Lambda is expanding its U.S. data center footprint with plans to convert a vacant 2009-built facility in Kansas City, Missouri, into a large-scale AI factory. The site, expected to come online in early 2026, will launch with 24 MW of power capacity and room to scale beyond 100 MW. The project will feature more than 10,000 NVIDIA Blackwell Ultra GPUs at launch, doubling over time, with capacity dedicated to a single Lambda customer under a multi-year agreement.
The facility marks a key milestone in Lambda’s mission to build the “infrastructure backbone for the Superintelligence era.” The company, based in San Francisco, will act as sole tenant and operator of the Kansas City site, emphasizing rapid deployment and efficient reuse of existing infrastructure. The retrofit leverages preexisting power and building assets, transforming a dormant data center into a high-density compute hub optimized for large-scale AI training and inference workloads.

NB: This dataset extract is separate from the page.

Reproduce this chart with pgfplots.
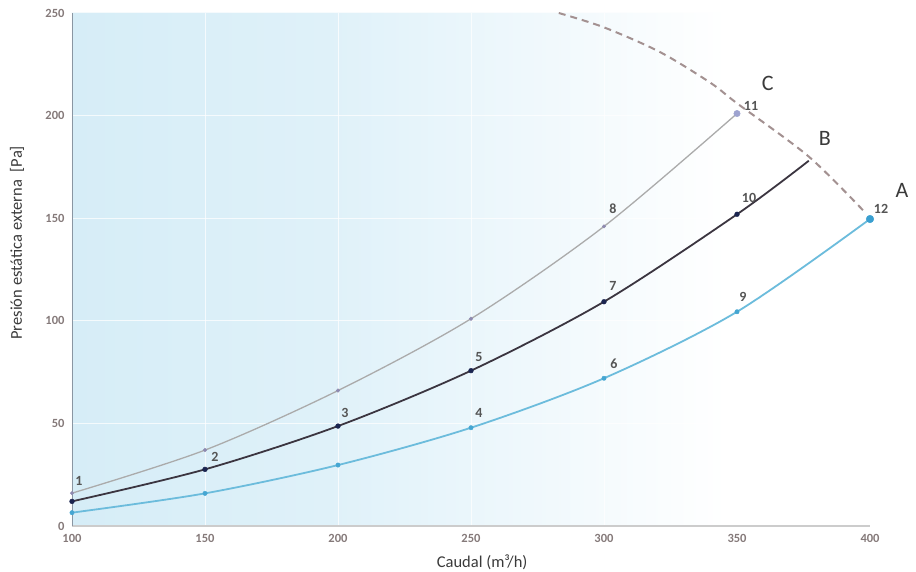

The project was supported by a coalition of Missouri state and regional partners, including the Missouri Partnership, Kansas City Area Development Council (KCADC), and Evergy. “Our Kansas City development perfectly embodies Lambda’s strategy: a prime location for our customers, an accelerated deployment timeline, and an unwavering commitment to on-time delivery,” said Ken Patchett, VP of Datacenter Infrastructure at Lambda.
• Site capacity: 24 MW at launch, scalable to 100+ MW
• GPUs: 10,000+ NVIDIA Blackwell Ultra GPUs (doubling over time)
• Launch: Early 2026
• Location: Kansas City, Missouri
• Use: Dedicated AI factory for large-scale training and inference
• Partners: Missouri DED, Missouri Partnership, KCADC, Port KC, Evergy, Spire, Russell, Henderson Engineers, U.S. Engineering, and Capital Electric
🌐 Analysis: Lambda’s move underscores a broader shift toward regional AI factory buildouts beyond traditional hyperscaler zones, tapping available power and real estate in the Midwest. This Kansas City investment mirrors parallel initiatives by companies such as CoreWeave and Crusoe, who are targeting secondary U.S. markets for rapid GPU deployment. The project also positions Missouri as an emerging hub for high-density AI infrastructure development.